The weeks after the murder of her two children involved terrifying flashbacks and numerous visits to the police and psychiatrist.
But soon, Marina Krim also began noticing “some magical things” happening around her that connected her to her lost loved ones.
In an inspiring new essay, Krim opens up about the grief she felt in the days following the loss of her 6-year-old daughter, Lulu, and 20-month-old son, Leo.
The two children were stabbed to death in October 2012 inside their Upper West Side apartment, allegedly by their nanny, Yoselyn Ortega.
Krim discovered her children’s bodies after returning home from a swimming lesson with her daughter Nessie, then 3. Ortega is currently awaiting trial.
Shortly after her children's death, Krim began making small discoveries that helped her through the overwhelming despair.

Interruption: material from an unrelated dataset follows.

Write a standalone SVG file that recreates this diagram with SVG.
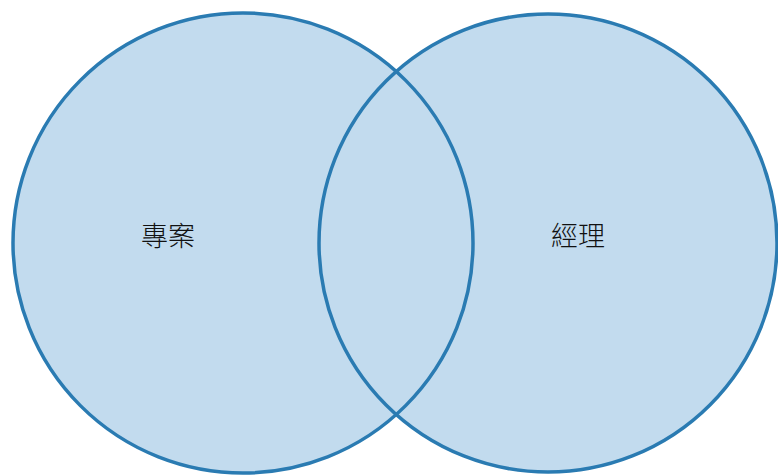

“I noticed a piece of street art on a construction site — a stencil of a young boy holding a sign filled with colorful hearts. I instantly connected him to Leo,” she wrote in an essay on Option B, a website about coping with loss and adversity launched by Facebook COO Sheryl Sandberg.
She started noticing “other connections.” Walking along the beach, she heard the theme song from the "Peanuts" cartoon blasting from a nearby house. The song was a family favorite that played at her children's funeral.
“I felt that maybe the universe was trying to tell me something, that it was helping me to realize that there was a beautiful ‘new’ relationship waiting to be developed with Lulu and Leo,” Krim wrote.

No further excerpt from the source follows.